In May 2016, I went back to Canada after two years of teaching in India. I thought about the next year ahead with the students and started to feel the need to make the speaking and listening structure for the students more exciting and purposeful. I wanted to find a way to also link what we were reading back to our speaking lessons. Somewhere through countless hours of research I found a lesson on The Chat Show when browsing on YouTube. I knew this was a magic moment for me. I had finally come across what I required.
In short, The Chat Show is a speaking and listening strategy based around a central text. The teacher selects either a read aloud or shared reading text and prepares a speaking lesson around it. It is assumed that the text has already been read by the whole classroom. There are roles the students have to play in The Chat Show based on the characters in the text. In the elementary years, it is best to keep it simple and have three characters: host (i.e. the teacher), main character or the antagonist/protagonist (i.e. one student selected to come up to the front to be interviewed) and the audience/journalists (i.e. the rest of the class).
How To Implement It
Step 1:Begin by reading the text. Either on the same day or on a prior day to launching the Chat Show. I usually read the text one day and then do The Chat Show on another day that week because students love the anticipation. The teacher should begin The Chat Show by introducing one of the characters. For example, I read The Paper Bag Princess and wanted the students to take on the role of the dragon in the story. You can act out multiple roles, but I have only done one and the same goes for the teacher whose video inspired me to try this out.
Step 2:Get the students ready to act as the character. I took the students outside and spent a minute or two getting them to walk like, breathe fire like and even dance like a dragon. You can come up with all sorts of fun ideas to get them excited. If you have never tried The Chat Show in class then I really suggest trying out The Paper Bag Princess. She is a badass princess and the ending is just one that makes me smile every time.
Step 3:Once the students are excited about it, you can set out the norms and model anything you feel is relevant (usually teachers model how to properly frame questions). You can provide them with examples of how to ask a questions versus a non-example. Similarly, you can also provide a sentence and ask them how to frame it as a question. In The Paperbag Prince, you can write something like: The dragon takes the prince. Students should frame something like this: Why does the dragon take the prince? Then give them time to write out their questions in a notebook or cue cards.
Step 4: After doing this, start by calling one character (e.g. I asked one "dragon" to come up). He/she has to take questions from the class and provides answers. I usually ask the student (if they are comfortable - every student is different) to walk up to the stage and sit on the chair in the role of that character. How does this relate to reading? The students have to question and answer based on what is rooted in the text that we have read. In addition, some questions require critical thinking that is based on the text, but also on their own experiences or knowledge. This makes the whole process very interesting and purposeful.

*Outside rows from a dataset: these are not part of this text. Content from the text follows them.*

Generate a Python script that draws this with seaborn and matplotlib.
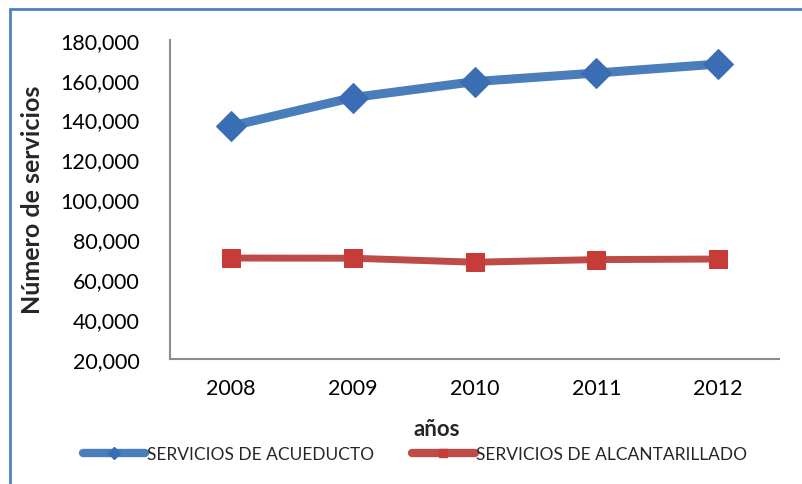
import numpy as np
import pandas as pd
import matplotlib
matplotlib.use("Agg")
import matplotlib.pyplot as plt
import seaborn as sns
from matplotlib.lines import Line2D
from matplotlib.ticker import FuncFormatter

# data
years = ["2008", "2009", "2010", "2011", "2012"]
acueducto = [136700, 151000, 159000, 163300, 167800]
alcantarillado = [70600, 70500, 68500, 69800, 70100]
series_names = ["SERVICIOS DE ACUEDUCTO", "SERVICIOS DE ALCANTARILLADO"]

df = pd.DataFrame({
    "año": years * 2,
    "valor": acueducto + alcantarillado,
    "serie": [series_names[0]] * 5 + [series_names[1]] * 5,
})

sns.set_style("white")
plt.rcParams["font.family"] = ["Lato", "DejaVu Sans"]

BLUE, BLUE_MK = "#4A7EBB", "#3A6DB3"
RED, RED_MK = "#BE4B48", "#C63C38"

fig = plt.figure(figsize=(8.02, 4.85), dpi=100)
ax = fig.add_axes([170 / 802, 1 - 360 / 485, (779 - 170) / 802, (360 - 40.7) / 485])

styles = [
    (series_names[0], BLUE, BLUE_MK, "D", 15, 6.5),
    (series_names[1], RED, RED_MK, "s", 13, 5),
]
for name, lc, mc, mk, ms, lw in styles:
    sub = df[df["serie"] == name]
    sns.lineplot(data=sub, x="año", y="valor", ax=ax, color=lc, linewidth=lw,
                 marker=mk, markersize=ms, markerfacecolor=mc,
                 markeredgecolor=mc, legend=False, sort=False)

ax.set_xlim(-0.5, 4.5)
ax.set_ylim(20000, 180000)
ax.set_yticks(np.arange(20000, 180001, 20000))
ax.yaxis.set_major_formatter(FuncFormatter(lambda v, p: f"{int(v):,}"))
ax.tick_params(axis="both", length=0, labelsize=15.5, colors="black")
ax.tick_params(axis="y", pad=22)
ax.tick_params(axis="x", pad=14)

for side in ["top", "right"]:
    ax.spines[side].set_visible(False)
for side in ["left", "bottom"]:
    ax.spines[side].set_color("#8C8C8C")
    ax.spines[side].set_linewidth(1.5)

ax.set_xlabel("")
ax.set_ylabel("")
fig.text(33 / 802, 1 - 200 / 485, "Número de servicios", rotation=90,
         fontsize=18, fontweight="bold", ha="center", va="center")
fig.text(437 / 802, 1 - 430 / 485, "años", fontsize=16,
         fontweight="bold", ha="center", va="center")

handles = [
    Line2D([], [], color=BLUE, linewidth=6, marker="D", markersize=6,
           markerfacecolor=BLUE_MK, markeredgecolor=BLUE_MK),
    Line2D([], [], color=RED, linewidth=6, marker="s", markersize=6,
           markerfacecolor=RED_MK, markeredgecolor=RED_MK),
]
fig.legend(handles, series_names, loc="center", ncol=2,
           bbox_to_anchor=(415 / 802, 1 - 455 / 485), frameon=False,
           fontsize=12.5, handlelength=3.6, handletextpad=0.1,
           columnspacing=2.2)

# blue frame on the top and left edges
fig.add_artist(Line2D([10 / 802, 1], [1 - 10 / 485, 1 - 10 / 485],
                      color="#4F81BD", linewidth=2, transform=fig.transFigure))
fig.add_artist(Line2D([10 / 802, 10 / 802], [0, 1 - 10 / 485],
                      color="#4F81BD", linewidth=2, transform=fig.transFigure))

fig.savefig("out.png", dpi=100)
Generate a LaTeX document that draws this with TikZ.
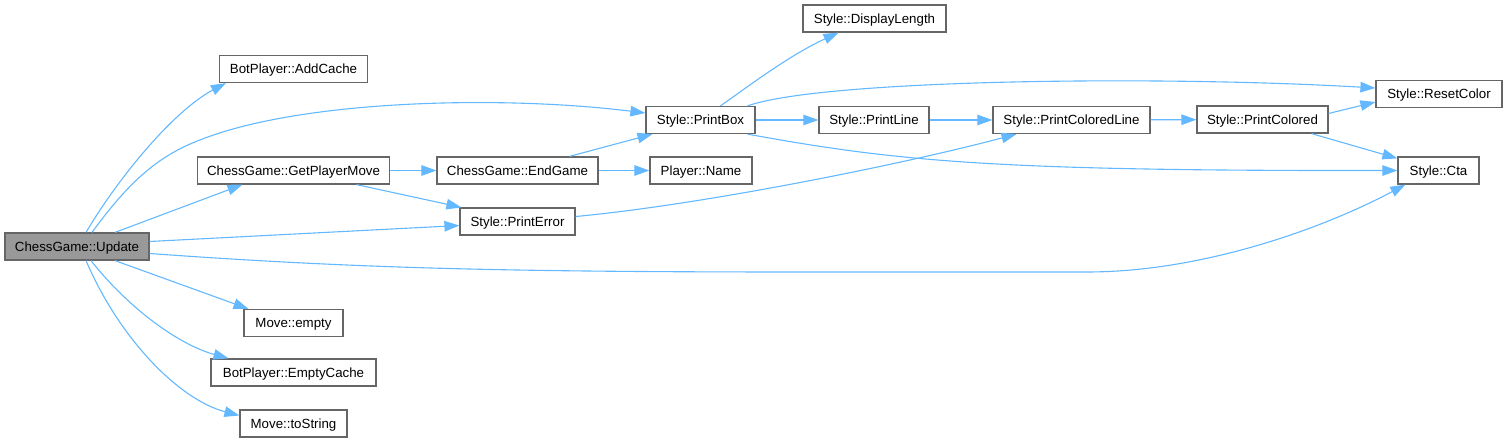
\documentclass[tikz,border=0pt]{standalone}
\usepackage{fontspec}
\setmainfont{Liberation Sans}
\usepackage{tikz}
\usetikzlibrary{arrows.meta}

\begin{document}
\begin{tikzpicture}[x=1pt,y=-1pt,
    fn/.style={draw=r102g102b102, fill=white, line width=1.2pt, inner sep=0pt,
      minimum height=27pt, text height=9.6pt, text depth=0pt,
      font=\fontsize{13.3}{16}\selectfont},
    call/.style={draw=r99g184b255, line width=1.1pt,
      -{Triangle[length=15pt,width=10.5pt,fill=r99g184b255]}}]
                        \useasboundingbox (0,0) rectangle (1507,443);

                        % Changing color 102 102 102 (box borders)
                        \definecolor{r102g102b102}{rgb}{0.400000,0.400000,0.400000}%
                        % Changing color 153 153 153 (root box)
                        \definecolor{r153g153b153}{rgb}{0.600000,0.600000,0.600000}%
                        % Changing color 99 184 255 (calls)
                        \definecolor{r99g184b255}{rgb}{0.388235,0.721569,1.000000}%

                        % Root function
                        \node [fn, fill=r153g153b153, minimum width=144pt] (upd) at (77,246.5) {ChessGame::Update};%

                        % First level callees
                        \node [fn, minimum width=148pt] (addc) at (293.5,69) {BotPlayer::AddCache};%
                        \node [fn, minimum width=192pt] (gpm) at (293.5,170.5) {ChessGame::GetPlayerMove};%
                        \node [fn, minimum width=99pt] (mempty) at (293.5,323) {Move::empty};%
                        \node [fn, minimum width=165pt] (ecache) at (293.5,372.5) {BotPlayer::EmptyCache};%
                        \node [fn, minimum width=107pt] (tostr) at (293.5,423.5) {Move::toString};%

                        % Second level callees
                        \node [fn, minimum width=161pt] (endg) at (517.5,170.5) {ChessGame::EndGame};%
                        \node [fn, minimum width=115pt] (perr) at (517.5,221.5) {Style::PrintError};%

                        % Third level callees
                        \node [fn, minimum width=109pt] (pbox) at (700.5,120) {Style::PrintBox};%
                        \node [fn, minimum width=102pt] (pname) at (701,170.5) {Player::Name};%

                        % Style helpers
                        \node [fn, minimum width=143pt] (dlen) at (874.5,18.5) {Style::DisplayLength};%
                        \node [fn, minimum width=110pt] (pline) at (874,120) {Style::PrintLine};%
                        \node [fn, minimum width=157pt] (pcline) at (1071.5,120) {Style::PrintColoredLine};%
                        \node [fn, minimum width=131pt] (pcol) at (1262.5,119.5) {Style::PrintColored};%
                        \node [fn, minimum width=126pt] (reset) at (1439,94) {Style::ResetColor};%
                        \node [fn, minimum width=81pt] (cta) at (1438.5,170.5) {Style::Cta};%

                        % Drawing calls of ChessGame::Update
                        \draw [call] ([xshift=9pt]upd.north) .. controls (120,175) and (175,110) .. ([xshift=7pt]addc.south west);%
                        \draw [call] ([xshift=15pt]upd.north) .. controls (130,180) and (160,155) .. (200,140)
                          .. controls (300,100) and (500,95) .. ([yshift=7pt]pbox.west);%
                        \draw [call] ([xshift=38pt]upd.north) -- ([xshift=-51pt]gpm.south);%
                        \draw [call] ([yshift=5pt]upd.east) -- ([yshift=-4pt]perr.west);%
                        \draw [call] ([yshift=-7pt]upd.east) .. controls (350,268) and (500,272) .. (800,272)
                          -- (1087,272) .. controls (1200,272) and (1320,230) .. ([xshift=8pt]cta.south west);%
                        \draw [call] ([xshift=38pt]upd.south) -- ([xshift=-45pt]mempty.north);%
                        \draw [call] ([xshift=14pt]upd.south) .. controls (130,310) and (180,345) .. ([xshift=-65pt]ecache.north);%
                        \draw [call] ([xshift=9pt]upd.south) .. controls (120,340) and (180,400) .. ([yshift=8pt]tostr.west);%

                        % Drawing calls of ChessGame::GetPlayerMove
                        \draw [call] (gpm) -- (endg);%
                        \draw [call] ([xshift=63pt]gpm.south) -- ([xshift=2pt]perr.north west);%

                        % Drawing calls of ChessGame::EndGame
                        \draw [call] ([xshift=52pt]endg.north) -- ([xshift=-48pt]pbox.south);%
                        \draw [call] (endg) -- (pname);%

                        % Drawing call of Style::PrintError
                        \draw [call] ([yshift=5pt]perr.east) .. controls (700,205) and (900,165) .. ([xshift=-55pt]pcline.south);%

                        % Drawing calls of Style::PrintBox
                        \draw [call] ([xshift=20pt]pbox.north) .. controls (750,85) and (790,55) .. ([xshift=-36pt]dlen.south);%
                        \draw [call] ([xshift=47pt]pbox.north) .. controls (820,80) and (1150,75) .. ([yshift=6pt]reset.west);%
                        \draw [call] (pbox) -- (pline);%
                        \draw [call] ([xshift=47pt]pbox.south) .. controls (900,162) and (1000,171) .. (cta.west);%

                        % Drawing the chain down to Style::PrintColored
                        \draw [call] (pline) -- (pcline);%
                        \draw [call] (pcline) -- (pcol);%
                        \draw [call] ([yshift=6pt]pcol.east) -- ([yshift=-8pt]reset.west);%
                        \draw [call] ([xshift=49pt]pcol.south) -- ([yshift=-2pt]cta.north west);%
\end{tikzpicture}
\end{document}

On another note, it is up to the teacher based on the time frame that is available and the flexibility of the text to decide how many students to call up to take on the role of the dragon. Other books that I recommend are Cinderella, The Berenstein Bears series, The Enormous Crocodile (or any Roald Dahl favourite), Little Red Riding Hood, and The Lion King. The first two times I tried out The Chat Show using texts that did not really fit the concept. My students and I found it dull and a waste of time. I went back to the drawing (or chalk) board and started over. I find the book makes a big difference and the success of The Chat Show relies quite a bit on a good fit book.